------ DATA EXTRACT

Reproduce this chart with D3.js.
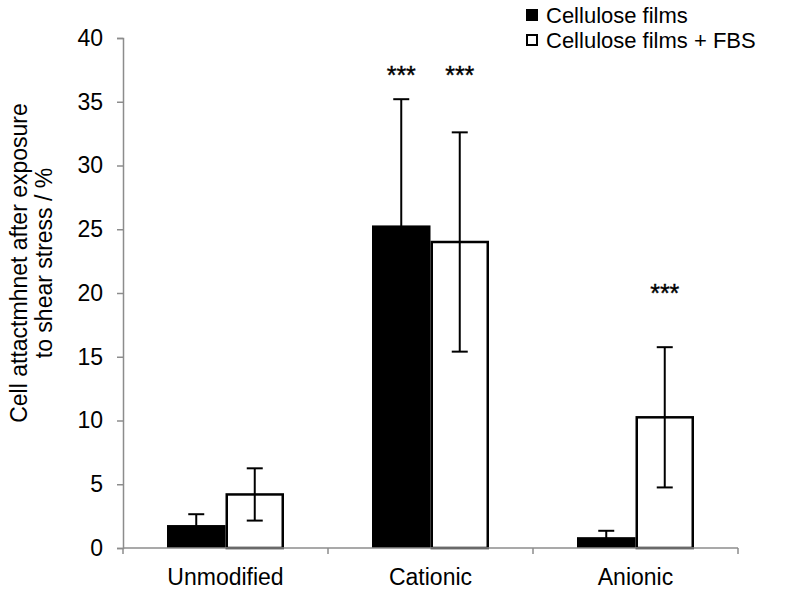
<!DOCTYPE html>
<html>
<head>
<meta charset="utf-8">
<script src="https://cdn.jsdelivr.net/npm/d3@7"></script>
<style>
  body { margin: 0; background: #fff; }
  text { font-family: "Liberation Sans", Arial, sans-serif; fill: #000; }
</style>
</head>
<body>
<div id="chart"></div>
<script>
// chart data
var categories = ['Unmodified', 'Cationic', 'Anionic'];
var seriesNames = ['Cellulose films', 'Cellulose films + FBS'];
var filmValues = [1.8, 25.3, 0.85];
var filmErrors = [0.85, 9.9, 0.5];
var fbsValues = [4.2, 24.0, 10.25];
var fbsErrors = [2.05, 8.6, 5.5];
// significance marks: [category, series, y position in data units]
var stars = [[1, 0, 37.55], [1, 1, 37.55], [2, 1, 20.5]];
var yTicks = [0, 5, 10, 15, 20, 25, 30, 35, 40];

var width = 787, height = 592;
var mLeft = 123, mRight = 738, mTop = 38, mBottom = 548;

var svg = d3.select('#chart').append('svg')
    .attr('width', width).attr('height', height);

var x0 = d3.scaleBand().domain(categories).range([mLeft, mRight]).padding(0);
var x1 = d3.scaleBand().domain([0, 1]).range([44, 205 - 44]).padding(0);
var y = d3.scaleLinear().domain([0, 40]).range([mBottom, mTop]);

var series = [
    { values: filmValues, errors: filmErrors, fill: '#000' },
    { values: fbsValues, errors: fbsErrors, fill: '#fff' }
];

// y axis
var yAxis = svg.append('g').attr('transform', 'translate(' + mLeft + ',0)')
    .call(d3.axisLeft(y).tickValues(yTicks).tickSize(6).tickPadding(14));
yAxis.select('.domain').attr('stroke', '#8c8c8c').attr('stroke-width', 1.5);
yAxis.selectAll('.tick line').attr('stroke', '#8c8c8c').attr('stroke-width', 1.5);
yAxis.selectAll('.tick text').attr('font-size', 23).attr('font-family', '"Liberation Sans", Arial, sans-serif').attr('fill', '#000');

// bars
series.forEach(function(s, si) {
    var g = svg.append('g');
    g.selectAll('rect').data(categories).enter().append('rect')
        .attr('x', function(c) { return x0(c) + x1(si) + (si == 1 ? 1.25 : 0); })
        .attr('y', function(c, i) { return y(s.values[i]); })
        .attr('width', x1.bandwidth() - (si == 1 ? 2.5 : 0))
        .attr('height', function(c, i) { return y(0) - y(s.values[i]); })
        .attr('fill', s.fill)
        .attr('stroke', '#000')
        .attr('stroke-width', si == 1 ? 2.5 : 0);
});

// x axis (drawn over bar bottoms)
var xAxis = svg.append('g').attr('transform', 'translate(0,' + mBottom + ')');
xAxis.append('line').attr('x1', mLeft).attr('x2', mRight).attr('stroke', '#8c8c8c').attr('stroke-width', 1.5);
xAxis.selectAll('.sep').data(d3.range(categories.length + 1)).enter().append('line')
    .attr('x1', function(i) { return mLeft + i * x0.step(); })
    .attr('x2', function(i) { return mLeft + i * x0.step(); })
    .attr('y1', 0).attr('y2', 6)
    .attr('stroke', '#8c8c8c').attr('stroke-width', 1.5);
xAxis.selectAll('.lbl').data(categories).enter().append('text')
    .attr('x', function(c) { return x0(c) + x0.bandwidth() / 2; })
    .attr('y', 37)
    .attr('text-anchor', 'middle')
    .attr('font-size', 23)
    .text(function(c) { return c; });

// error bars
series.forEach(function(s, si) {
    categories.forEach(function(c, i) {
        var cx = x0(c) + x1(si) + x1.bandwidth() / 2;
        var hi = s.values[i] + s.errors[i];
        var lo = Math.max(s.values[i] - s.errors[i], 0);
        var g = svg.append('g').attr('stroke', '#000').attr('stroke-width', 2);
        g.append('line').attr('x1', cx).attr('x2', cx).attr('y1', y(hi)).attr('y2', y(lo));
        g.append('line').attr('x1', cx - 8).attr('x2', cx + 8).attr('y1', y(hi)).attr('y2', y(hi));
        if (lo > 0 && si == 1) {
            g.append('line').attr('x1', cx - 8).attr('x2', cx + 8).attr('y1', y(lo)).attr('y2', y(lo));
        }
    });
});

// significance stars
svg.selectAll('.star').data(stars).enter().append('text')
    .attr('x', function(d) { return x0(categories[d[0]]) + x1(d[1]) + x1.bandwidth() / 2; })
    .attr('y', function(d) { return y(d[2]); })
    .attr('dy', '0.6em')
    .attr('text-anchor', 'middle')
    .attr('font-size', 25)
    .attr('stroke', '#000').attr('stroke-width', 0.4)
    .text('***');

// y title
var yt = svg.append('text')
    .attr('transform', 'translate(30,263) rotate(-90)')
    .attr('text-anchor', 'middle')
    .attr('font-size', 23);
yt.append('tspan').attr('x', 0).attr('dy', '-0.15em').text('Cell attactmhnet after exposure');
yt.append('tspan').attr('x', 0).attr('dy', '1.1em').text('to shear stress / %');

// legend
var legend = svg.append('g').attr('transform', 'translate(526,0)');
seriesNames.forEach(function(name, i) {
    var ly = 15 + i * 25;
    legend.append('rect')
        .attr('x', i == 1 ? 1 : 0).attr('y', ly - 6 + (i == 1 ? 1 : 0))
        .attr('width', i == 1 ? 10 : 12).attr('height', i == 1 ? 10 : 12)
        .attr('fill', i == 0 ? '#000' : '#fff')
        .attr('stroke', '#000').attr('stroke-width', i == 1 ? 2 : 0);
    legend.append('text').attr('x', 20).attr('y', ly).attr('dy', '0.35em')
        .attr('font-size', 22).text(name);
});
</script>
</body>
</html>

------------

▶ **WHAT IS REQUIRED**: Extract every line of the data exactly; pictures stay out.

▶ **RESULT OF THIS TASK**:
Reproduce this chart with D3.js.
<!DOCTYPE html>
<html>
<head>
<meta charset="utf-8">
<script src="https://cdn.jsdelivr.net/npm/d3@7"></script>
<style>
  body { margin: 0; background: #fff; }
  text { font-family: "Liberation Sans", Arial, sans-serif; fill: #000; }
</style>
</head>
<body>
<div id="chart"></div>
<script>
// chart data
var categories = ['Unmodified', 'Cationic', 'Anionic'];
var seriesNames = ['Cellulose films', 'Cellulose films + FBS'];
var filmValues = [1.8, 25.3, 0.85];
var filmErrors = [0.85, 9.9, 0.5];
var fbsValues = [4.2, 24.0, 10.25];
var fbsErrors = [2.05, 8.6, 5.5];
// significance marks: [category, series, y position in data units]
var stars = [[1, 0, 37.55], [1, 1, 37.55], [2, 1, 20.5]];
var yTicks = [0, 5, 10, 15, 20, 25, 30, 35, 40];

var width = 787, height = 592;
var mLeft = 123, mRight = 738, mTop = 38, mBottom = 548;

var svg = d3.select('#chart').append('svg')
    .attr('width', width).attr('height', height);

var x0 = d3.scaleBand().domain(categories).range([mLeft, mRight]).padding(0);
var x1 = d3.scaleBand().domain([0, 1]).range([44, 205 - 44]).padding(0);
var y = d3.scaleLinear().domain([0, 40]).range([mBottom, mTop]);

var series = [
    { values: filmValues, errors: filmErrors, fill: '#000' },
    { values: fbsValues, errors: fbsErrors, fill: '#fff' }
];

// y axis
var yAxis = svg.append('g').attr('transform', 'translate(' + mLeft + ',0)')
    .call(d3.axisLeft(y).tickValues(yTicks).tickSize(6).tickPadding(14));
yAxis.select('.domain').attr('stroke', '#8c8c8c').attr('stroke-width', 1.5);
yAxis.selectAll('.tick line').attr('stroke', '#8c8c8c').attr('stroke-width', 1.5);
yAxis.selectAll('.tick text').attr('font-size', 23).attr('font-family', '"Liberation Sans", Arial, sans-serif').attr('fill', '#000');

// bars
series.forEach(function(s, si) {
    var g = svg.append('g');
    g.selectAll('rect').data(categories).enter().append('rect')
        .attr('x', function(c) { return x0(c) + x1(si) + (si == 1 ? 1.25 : 0); })
        .attr('y', function(c, i) { return y(s.values[i]); })
        .attr('width', x1.bandwidth() - (si == 1 ? 2.5 : 0))
        .attr('height', function(c, i) { return y(0) - y(s.values[i]); })
        .attr('fill', s.fill)
        .attr('stroke', '#000')
        .attr('stroke-width', si == 1 ? 2.5 : 0);
});

// x axis (drawn over bar bottoms)
var xAxis = svg.append('g').attr('transform', 'translate(0,' + mBottom + ')');
xAxis.append('line').attr('x1', mLeft).attr('x2', mRight).attr('stroke', '#8c8c8c').attr('stroke-width', 1.5);
xAxis.selectAll('.sep').data(d3.range(categories.length + 1)).enter().append('line')
    .attr('x1', function(i) { return mLeft + i * x0.step(); })
    .attr('x2', function(i) { return mLeft + i * x0.step(); })
    .attr('y1', 0).attr('y2', 6)
    .attr('stroke', '#8c8c8c').attr('stroke-width', 1.5);
xAxis.selectAll('.lbl').data(categories).enter().append('text')
    .attr('x', function(c) { return x0(c) + x0.bandwidth() / 2; })
    .attr('y', 37)
    .attr('text-anchor', 'middle')
    .attr('font-size', 23)
    .text(function(c) { return c; });

// error bars
series.forEach(function(s, si) {
    categories.forEach(function(c, i) {
        var cx = x0(c) + x1(si) + x1.bandwidth() / 2;
        var hi = s.values[i] + s.errors[i];
        var lo = Math.max(s.values[i] - s.errors[i], 0);
        var g = svg.append('g').attr('stroke', '#000').attr('stroke-width', 2);
        g.append('line').attr('x1', cx).attr('x2', cx).attr('y1', y(hi)).attr('y2', y(lo));
        g.append('line').attr('x1', cx - 8).attr('x2', cx + 8).attr('y1', y(hi)).attr('y2', y(hi));
        if (lo > 0 && si == 1) {
            g.append('line').attr('x1', cx - 8).attr('x2', cx + 8).attr('y1', y(lo)).attr('y2', y(lo));
        }
    });
});

// significance stars
svg.selectAll('.star').data(stars).enter().append('text')
    .attr('x', function(d) { return x0(categories[d[0]]) + x1(d[1]) + x1.bandwidth() / 2; })
    .attr('y', function(d) { return y(d[2]); })
    .attr('dy', '0.6em')
    .attr('text-anchor', 'middle')
    .attr('font-size', 25)
    .attr('stroke', '#000').attr('stroke-width', 0.4)
    .text('***');

// y title
var yt = svg.append('text')
    .attr('transform', 'translate(30,263) rotate(-90)')
    .attr('text-anchor', 'middle')
    .attr('font-size', 23);
yt.append('tspan').attr('x', 0).attr('dy', '-0.15em').text('Cell attactmhnet after exposure');
yt.append('tspan').attr('x', 0).attr('dy', '1.1em').text('to shear stress / %');

// legend
var legend = svg.append('g').attr('transform', 'translate(526,0)');
seriesNames.forEach(function(name, i) {
    var ly = 15 + i * 25;
    legend.append('rect')
        .attr('x', i == 1 ? 1 : 0).attr('y', ly - 6 + (i == 1 ? 1 : 0))
        .attr('width', i == 1 ? 10 : 12).attr('height', i == 1 ? 10 : 12)
        .attr('fill', i == 0 ? '#000' : '#fff')
        .attr('stroke', '#000').attr('stroke-width', i == 1 ? 2 : 0);
    legend.append('text').attr('x', 20).attr('y', ly).attr('dy', '0.35em')
        .attr('font-size', 22).text(name);
});
</script>
</body>
</html>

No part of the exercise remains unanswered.